━━━━━ Record excerpts ━━━━━
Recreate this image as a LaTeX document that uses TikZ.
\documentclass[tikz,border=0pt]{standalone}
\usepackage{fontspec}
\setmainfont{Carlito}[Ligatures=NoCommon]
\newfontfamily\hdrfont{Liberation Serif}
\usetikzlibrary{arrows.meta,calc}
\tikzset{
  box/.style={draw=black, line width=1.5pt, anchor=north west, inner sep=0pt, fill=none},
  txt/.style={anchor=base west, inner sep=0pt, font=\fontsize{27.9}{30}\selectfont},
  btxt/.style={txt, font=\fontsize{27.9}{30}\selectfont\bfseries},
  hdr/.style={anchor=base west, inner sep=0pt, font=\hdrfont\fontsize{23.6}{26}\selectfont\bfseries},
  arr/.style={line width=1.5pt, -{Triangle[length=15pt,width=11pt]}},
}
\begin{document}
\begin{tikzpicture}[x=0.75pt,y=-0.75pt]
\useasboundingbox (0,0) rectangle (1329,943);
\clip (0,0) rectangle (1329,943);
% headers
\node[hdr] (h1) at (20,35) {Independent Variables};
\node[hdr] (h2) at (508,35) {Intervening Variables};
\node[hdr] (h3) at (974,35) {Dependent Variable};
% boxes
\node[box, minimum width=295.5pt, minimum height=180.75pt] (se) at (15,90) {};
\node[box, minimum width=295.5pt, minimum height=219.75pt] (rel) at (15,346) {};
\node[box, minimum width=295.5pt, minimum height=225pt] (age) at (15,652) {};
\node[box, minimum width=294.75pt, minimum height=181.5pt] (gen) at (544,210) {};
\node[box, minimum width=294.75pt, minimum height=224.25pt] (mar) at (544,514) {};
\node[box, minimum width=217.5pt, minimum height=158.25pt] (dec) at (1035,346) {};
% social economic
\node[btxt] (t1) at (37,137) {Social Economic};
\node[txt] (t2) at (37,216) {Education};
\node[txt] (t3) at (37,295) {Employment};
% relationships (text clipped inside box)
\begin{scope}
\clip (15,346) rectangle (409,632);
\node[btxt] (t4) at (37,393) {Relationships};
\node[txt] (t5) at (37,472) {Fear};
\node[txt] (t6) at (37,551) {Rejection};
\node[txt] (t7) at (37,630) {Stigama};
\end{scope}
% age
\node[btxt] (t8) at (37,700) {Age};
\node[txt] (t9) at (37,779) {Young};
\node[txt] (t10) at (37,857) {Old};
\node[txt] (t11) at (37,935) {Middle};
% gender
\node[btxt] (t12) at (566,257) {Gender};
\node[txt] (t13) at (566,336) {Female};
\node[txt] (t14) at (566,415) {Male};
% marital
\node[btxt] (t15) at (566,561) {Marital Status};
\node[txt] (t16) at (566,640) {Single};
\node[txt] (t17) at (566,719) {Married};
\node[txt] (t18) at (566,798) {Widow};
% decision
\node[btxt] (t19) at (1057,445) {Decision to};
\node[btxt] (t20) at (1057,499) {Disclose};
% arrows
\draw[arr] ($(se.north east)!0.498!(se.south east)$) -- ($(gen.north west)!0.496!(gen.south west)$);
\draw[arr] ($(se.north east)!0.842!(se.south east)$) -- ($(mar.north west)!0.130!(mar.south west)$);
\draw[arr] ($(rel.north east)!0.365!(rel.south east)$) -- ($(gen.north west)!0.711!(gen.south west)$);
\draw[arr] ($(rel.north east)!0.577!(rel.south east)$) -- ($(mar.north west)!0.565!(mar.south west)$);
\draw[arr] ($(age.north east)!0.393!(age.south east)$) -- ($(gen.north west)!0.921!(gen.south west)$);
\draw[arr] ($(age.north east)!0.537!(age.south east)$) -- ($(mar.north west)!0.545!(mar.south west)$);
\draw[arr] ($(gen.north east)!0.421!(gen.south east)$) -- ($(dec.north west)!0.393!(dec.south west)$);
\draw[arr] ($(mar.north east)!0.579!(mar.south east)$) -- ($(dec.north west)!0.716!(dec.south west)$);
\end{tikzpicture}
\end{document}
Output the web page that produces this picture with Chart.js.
━━━━━
Restate the records, all of them, precisely as written.

Complete response:
Recreate this image as a LaTeX document that uses TikZ.
\documentclass[tikz,border=0pt]{standalone}
\usepackage{fontspec}
\setmainfont{Carlito}[Ligatures=NoCommon]
\newfontfamily\hdrfont{Liberation Serif}
\usetikzlibrary{arrows.meta,calc}
\tikzset{
  box/.style={draw=black, line width=1.5pt, anchor=north west, inner sep=0pt, fill=none},
  txt/.style={anchor=base west, inner sep=0pt, font=\fontsize{27.9}{30}\selectfont},
  btxt/.style={txt, font=\fontsize{27.9}{30}\selectfont\bfseries},
  hdr/.style={anchor=base west, inner sep=0pt, font=\hdrfont\fontsize{23.6}{26}\selectfont\bfseries},
  arr/.style={line width=1.5pt, -{Triangle[length=15pt,width=11pt]}},
}
\begin{document}
\begin{tikzpicture}[x=0.75pt,y=-0.75pt]
\useasboundingbox (0,0) rectangle (1329,943);
\clip (0,0) rectangle (1329,943);
% headers
\node[hdr] (h1) at (20,35) {Independent Variables};
\node[hdr] (h2) at (508,35) {Intervening Variables};
\node[hdr] (h3) at (974,35) {Dependent Variable};
% boxes
\node[box, minimum width=295.5pt, minimum height=180.75pt] (se) at (15,90) {};
\node[box, minimum width=295.5pt, minimum height=219.75pt] (rel) at (15,346) {};
\node[box, minimum width=295.5pt, minimum height=225pt] (age) at (15,652) {};
\node[box, minimum width=294.75pt, minimum height=181.5pt] (gen) at (544,210) {};
\node[box, minimum width=294.75pt, minimum height=224.25pt] (mar) at (544,514) {};
\node[box, minimum width=217.5pt, minimum height=158.25pt] (dec) at (1035,346) {};
% social economic
\node[btxt] (t1) at (37,137) {Social Economic};
\node[txt] (t2) at (37,216) {Education};
\node[txt] (t3) at (37,295) {Employment};
% relationships (text clipped inside box)
\begin{scope}
\clip (15,346) rectangle (409,632);
\node[btxt] (t4) at (37,393) {Relationships};
\node[txt] (t5) at (37,472) {Fear};
\node[txt] (t6) at (37,551) {Rejection};
\node[txt] (t7) at (37,630) {Stigama};
\end{scope}
% age
\node[btxt] (t8) at (37,700) {Age};
\node[txt] (t9) at (37,779) {Young};
\node[txt] (t10) at (37,857) {Old};
\node[txt] (t11) at (37,935) {Middle};
% gender
\node[btxt] (t12) at (566,257) {Gender};
\node[txt] (t13) at (566,336) {Female};
\node[txt] (t14) at (566,415) {Male};
% marital
\node[btxt] (t15) at (566,561) {Marital Status};
\node[txt] (t16) at (566,640) {Single};
\node[txt] (t17) at (566,719) {Married};
\node[txt] (t18) at (566,798) {Widow};
% decision
\node[btxt] (t19) at (1057,445) {Decision to};
\node[btxt] (t20) at (1057,499) {Disclose};
% arrows
\draw[arr] ($(se.north east)!0.498!(se.south east)$) -- ($(gen.north west)!0.496!(gen.south west)$);
\draw[arr] ($(se.north east)!0.842!(se.south east)$) -- ($(mar.north west)!0.130!(mar.south west)$);
\draw[arr] ($(rel.north east)!0.365!(rel.south east)$) -- ($(gen.north west)!0.711!(gen.south west)$);
\draw[arr] ($(rel.north east)!0.577!(rel.south east)$) -- ($(mar.north west)!0.565!(mar.south west)$);
\draw[arr] ($(age.north east)!0.393!(age.south east)$) -- ($(gen.north west)!0.921!(gen.south west)$);
\draw[arr] ($(age.north east)!0.537!(age.south east)$) -- ($(mar.north west)!0.545!(mar.south west)$);
\draw[arr] ($(gen.north east)!0.421!(gen.south east)$) -- ($(dec.north west)!0.393!(dec.south west)$);
\draw[arr] ($(mar.north east)!0.579!(mar.south east)$) -- ($(dec.north west)!0.716!(dec.south west)$);
\end{tikzpicture}
\end{document}
Output the web page that produces this picture with Chart.js.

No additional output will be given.